EXERCISE TASK »
Write out word for word each line of the records, beginning at the first and stopping after the line with "bm2_1936_s31n, bm2_d25, bm2_d25_s31n, bm2_wt, bm2_3745]". Leave the pictures out.

TASK INPUTS »
....
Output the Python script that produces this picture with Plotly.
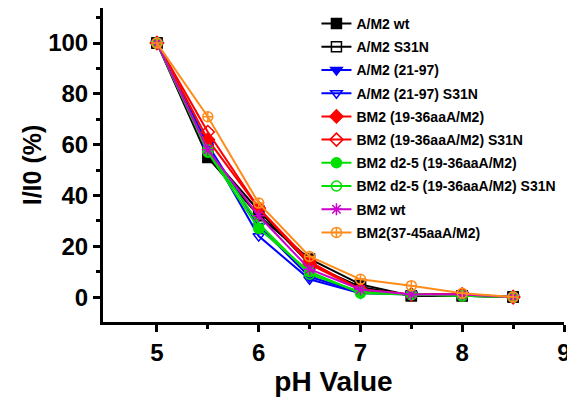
import plotly.graph_objects as go

# pH values
ph = [5, 5.5, 6, 6.5, 7, 7.5, 8, 8.5]

# series names
names = [
    "A/M2 wt",
    "A/M2 S31N",
    "A/M2 (21-97)",
    "A/M2 (21-97) S31N",
    "BM2 (19-36aaA/M2)",
    "BM2 (19-36aaA/M2) S31N",
    "BM2 d2-5 (19-36aaA/M2)",
    "BM2 d2-5 (19-36aaA/M2) S31N",
    "BM2 wt",
    "BM2(37-45aaA/M2)",
]

# I/I0 (%)
am2_wt = [100, 55, 32, 15, 5, 0.5, 0.5, 0]
am2_s31n = [100, 57, 34, 13, 4, 0.5, 0.5, 0]
am2_2197 = [100, 60, 28, 8, 2, 1, 1, 0]
am2_2197_s31n = [100, 59, 24, 7, 1.5, 1, 1, 0]
bm2_1936 = [100, 62, 35, 14, 3, 1, 1, 0]
bm2_1936_s31n = [100, 65, 35, 13, 3, 1, 1, 0]
bm2_d25 = [100, 57, 27, 10, 1.5, 1, 0.5, 0]
bm2_d25_s31n = [100, 58, 29, 9, 2, 1, 0.5, 0]
bm2_wt = [100, 58, 32, 11, 3, 1, 1, 0]
bm2_3745 = [100, 71, 37, 16, 7, 4.5, 1.5, 0]

values = [am2_wt, am2_s31n, am2_2197, am2_2197_s31n, bm2_1936,
          bm2_1936_s31n, bm2_d25, bm2_d25_s31n, bm2_wt, bm2_3745]

colors = ["#000000", "#000000", "#0000ff", "#0000ff", "#ff0000",
          "#ff0000", "#00e000", "#00e000", "#cc00cc", "#ff8c1a"]
symbols = ["square", "square-open", "triangle-down", "triangle-down-open",
           "diamond", "diamond-open", "circle", "circle-open",
           "asterisk-open", "circle-cross-open"]

fig = go.Figure()
for name, y, c, s in zip(names, values, colors, symbols):
    fig.add_trace(go.Scatter(
        x=ph, y=y, name=name, mode="lines+markers",
        line=dict(color=c, width=2),
        marker=dict(symbol=s, color=c, size=10, line=dict(color=c, width=1.5)),
        legendgroup=name,
    ))

# the page body adds 8px around the plot, so the figure is 8px smaller
bold = "Liberation Sans"
fig.update_layout(
    width=567, height=392,
    margin=dict(l=95, r=11, t=0, b=78),
    paper_bgcolor="white", plot_bgcolor="white",
    font=dict(family=bold, color="black"),
    legend=dict(
        x=0.463, y=1.0, xanchor="left", yanchor="top",
        font=dict(size=14, family=bold, weight="bold"),
        traceorder="grouped", tracegroupgap=2,
        bgcolor="rgba(0,0,0,0)",
    ),
    xaxis=dict(
        range=[4.47, 9.0], tickvals=[5, 6, 7, 8, 9],
        showgrid=False, zeroline=False,
        showline=True, linecolor="black", linewidth=3,
        ticks="outside", ticklen=7, tickwidth=3, tickcolor="black",
        minor=dict(tickvals=[5.5, 6.5, 7.5, 8.5], ticks="outside",
                   ticklen=4, tickwidth=3, tickcolor="black"),
        tickfont=dict(size=24, family=bold, weight="bold"),
        title=dict(text="pH Value", font=dict(size=28, family=bold, weight="bold"),
                   standoff=4),
    ),
    yaxis=dict(
        range=[-9.8, 113.8], tickvals=[0, 20, 40, 60, 80, 100],
        showgrid=False, zeroline=False,
        showline=True, linecolor="black", linewidth=3,
        ticks="outside", ticklen=7, tickwidth=3, tickcolor="black",
        minor=dict(tickvals=[10, 30, 50, 70, 90, 110], ticks="outside",
                   ticklen=4, tickwidth=3, tickcolor="black"),
        tickfont=dict(size=24, family=bold, weight="bold"),
        title=dict(text="I/I0 (%)", font=dict(size=25, family=bold, weight="bold"),
                   standoff=0),
    ),
)

fig.write_html("out.html")
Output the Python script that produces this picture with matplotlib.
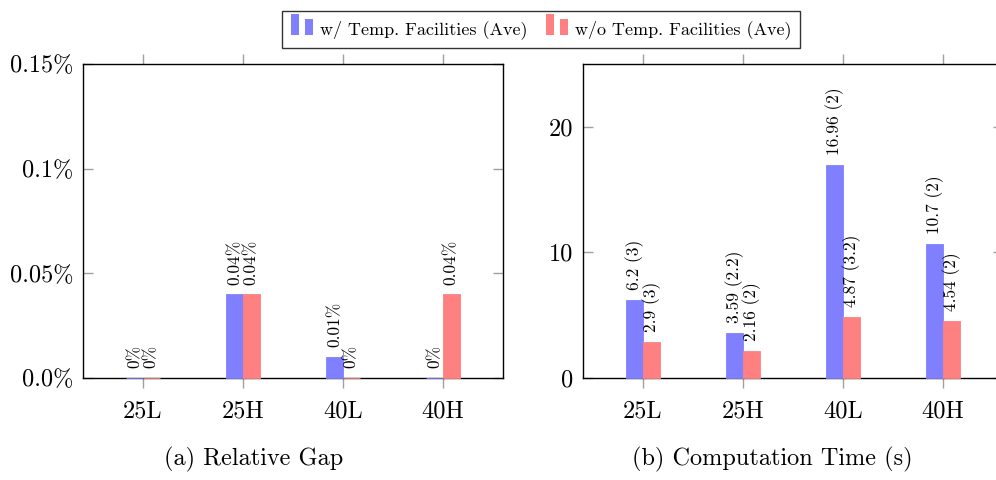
import matplotlib
matplotlib.use("Agg")
import matplotlib.pyplot as plt
from matplotlib.patches import Rectangle
from matplotlib.legend_handler import HandlerBase

plt.rcParams['font.family'] = ['cmr10', 'DejaVu Serif']
plt.rcParams['mathtext.fontset'] = 'cm'
plt.rcParams['axes.formatter.use_mathtext'] = True

categories = ['25L', '25H', '40L', '40H']

# relative gap (%)
gap_with = [0.0, 0.04, 0.01, 0.0]
gap_without = [0.0, 0.04, 0.0, 0.04]
gap_with_lbl = ['0%', '0.04%', '0.01%', '0%']
gap_without_lbl = ['0%', '0.04%', '0%', '0.04%']
gap_ticks = [0.0, 0.05, 0.1, 0.15]
gap_ticklabels = ['0.0%', '0.05%', '0.1%', '0.15%']

# computation time (s), with value in parentheses
time_with = [6.2, 3.59, 16.96, 10.7]
time_with_par = ['3', '2.2', '2', '2']
time_without = [2.9, 2.16, 4.87, 4.54]
time_without_par = ['3', '2', '3.2', '2']
time_ticks = [0, 10, 20]

blue = '#8080ff'
red = '#ff8080'
W, H = 996, 480
bw = 1 / 6
big = 17.5
small = 12.5


class TwoBars(HandlerBase):
    # pgfplots-style ybar legend image: two little bars
    def create_artists(self, legend, orig, xd, yd, width, height, fontsize, trans):
        c = orig.get_facecolor()
        r1 = Rectangle((xd, yd - 1), 5.8, 15.8, facecolor=c, edgecolor='none', transform=trans)
        r2 = Rectangle((xd + 10.2, yd - 1), 5.8, 12, facecolor=c, edgecolor='none', transform=trans)
        return [r1, r2]


def style(ax, ylim):
    ax.set_xlim(-0.6, 3.6)
    ax.set_ylim(*ylim)
    ax.set_xticks(range(len(categories)))
    ax.set_xticklabels(categories, fontsize=big)
    ax.tick_params(axis='x', direction='out', length=7, color='#a0a0a0',
                   top=True, bottom=True, pad=9, width=1)
    ax.tick_params(axis='y', direction='in', length=7, color='#a0a0a0',
                   left=True, right=True, pad=7, labelsize=big, width=1)
    for s in ax.spines.values():
        s.set_linewidth(1.0)
        s.set_color('black')


def bars(ax, xs, vals, color):
    # zorder above the spine so that zero-height bars show as a coloured line
    return ax.bar(xs, vals, bw, color=color, edgecolor=color, linewidth=0.6,
                  zorder=3, clip_on=False)


fig = plt.figure(figsize=(W / 100, H / 100), dpi=100)
ax1 = fig.add_axes([83 / W, (H - 378) / H, 420 / W, 314 / H])
ax2 = fig.add_axes([583 / W, (H - 378) / H, 420 / W, 314 / H])

x = list(range(len(categories)))
xa = [i - bw / 2 for i in x]
xb = [i + bw / 2 for i in x]

b1 = bars(ax1, xa, gap_with, blue)
b2 = bars(ax1, xb, gap_without, red)
for xi, v, t in zip(xa, gap_with, gap_with_lbl):
    ax1.annotate(t, (xi, v), xytext=(0, 7), textcoords='offset points',
                 rotation=90, ha='center', va='bottom', fontsize=small)
for xi, v, t in zip(xb, gap_without, gap_without_lbl):
    ax1.annotate(t, (xi, v), xytext=(0, 7), textcoords='offset points',
                 rotation=90, ha='center', va='bottom', fontsize=small)
style(ax1, (0, 0.15))
ax1.set_yticks(gap_ticks)
ax1.set_yticklabels(gap_ticklabels)

bars(ax2, xa, time_with, blue)
bars(ax2, xb, time_without, red)
for xi, v, p in zip(xa, time_with, time_with_par):
    ax2.annotate(f'{v:g} ({p})', (xi, v), xytext=(0, 7), textcoords='offset points',
                 rotation=90, ha='center', va='bottom', fontsize=small)
for xi, v, p in zip(xb, time_without, time_without_par):
    ax2.annotate(f'{v:g} ({p})', (xi, v), xytext=(0, 7), textcoords='offset points',
                 rotation=90, ha='center', va='bottom', fontsize=small)
style(ax2, (0, 25))
ax2.set_yticks(time_ticks)
ax2.set_yticklabels([str(t) for t in time_ticks])

h1, h2 = b1.patches[0], b2.patches[0]
leg = fig.legend([h1, h2], ['w/ Temp. Facilities (Ave)', 'w/o Temp. Facilities (Ave)'],
                 loc='upper center', bbox_to_anchor=(541 / W, 1 - 2 / H),
                 ncol=2, fontsize=13, frameon=True, fancybox=False, edgecolor='black',
                 handler_map={h1: TwoBars(), h2: TwoBars()}, handlelength=1.3,
                 handletextpad=0.3, columnspacing=1.05, borderpad=0.5)
leg.get_frame().set_linewidth(1.0)

fig.text(254 / W, 1 - 459 / H, '(a) Relative Gap', ha='center', va='center', fontsize=big)
fig.text(772 / W, 1 - 459 / H, '(b) Computation Time (s)', ha='center', va='center', fontsize=big)

fig.savefig('out.png', dpi=100)
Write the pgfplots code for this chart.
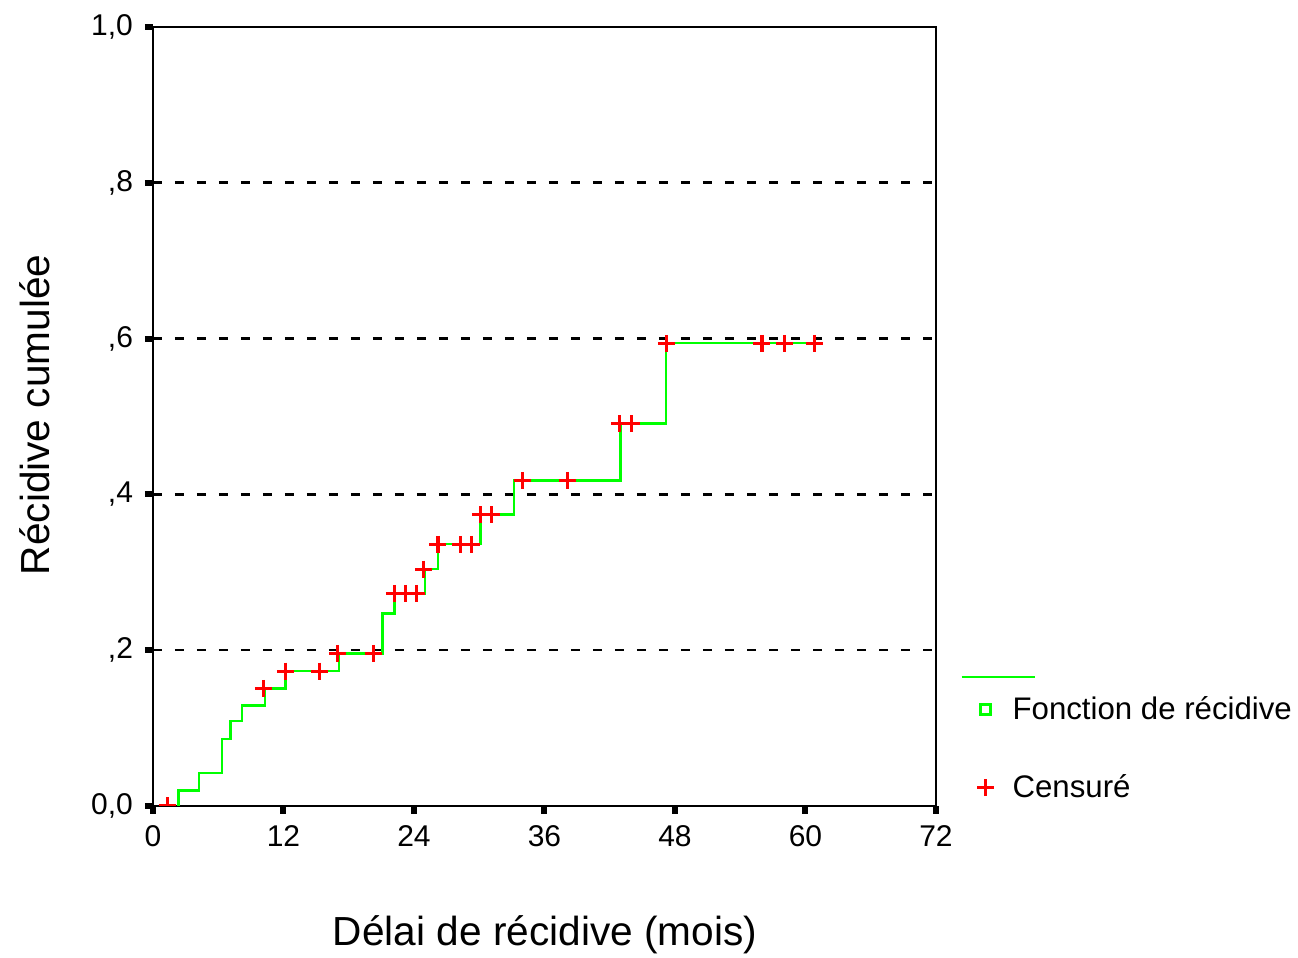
....
RESPONSE »
Output the Python script that produces this picture with Plotly.
import plotly.graph_objects as go

# pH values
ph = [5, 5.5, 6, 6.5, 7, 7.5, 8, 8.5]

# series names
names = [
    "A/M2 wt",
    "A/M2 S31N",
    "A/M2 (21-97)",
    "A/M2 (21-97) S31N",
    "BM2 (19-36aaA/M2)",
    "BM2 (19-36aaA/M2) S31N",
    "BM2 d2-5 (19-36aaA/M2)",
    "BM2 d2-5 (19-36aaA/M2) S31N",
    "BM2 wt",
    "BM2(37-45aaA/M2)",
]

# I/I0 (%)
am2_wt = [100, 55, 32, 15, 5, 0.5, 0.5, 0]
am2_s31n = [100, 57, 34, 13, 4, 0.5, 0.5, 0]
am2_2197 = [100, 60, 28, 8, 2, 1, 1, 0]
am2_2197_s31n = [100, 59, 24, 7, 1.5, 1, 1, 0]
bm2_1936 = [100, 62, 35, 14, 3, 1, 1, 0]
bm2_1936_s31n = [100, 65, 35, 13, 3, 1, 1, 0]
bm2_d25 = [100, 57, 27, 10, 1.5, 1, 0.5, 0]
bm2_d25_s31n = [100, 58, 29, 9, 2, 1, 0.5, 0]
bm2_wt = [100, 58, 32, 11, 3, 1, 1, 0]
bm2_3745 = [100, 71, 37, 16, 7, 4.5, 1.5, 0]

values = [am2_wt, am2_s31n, am2_2197, am2_2197_s31n, bm2_1936,
          bm2_1936_s31n, bm2_d25, bm2_d25_s31n, bm2_wt, bm2_3745]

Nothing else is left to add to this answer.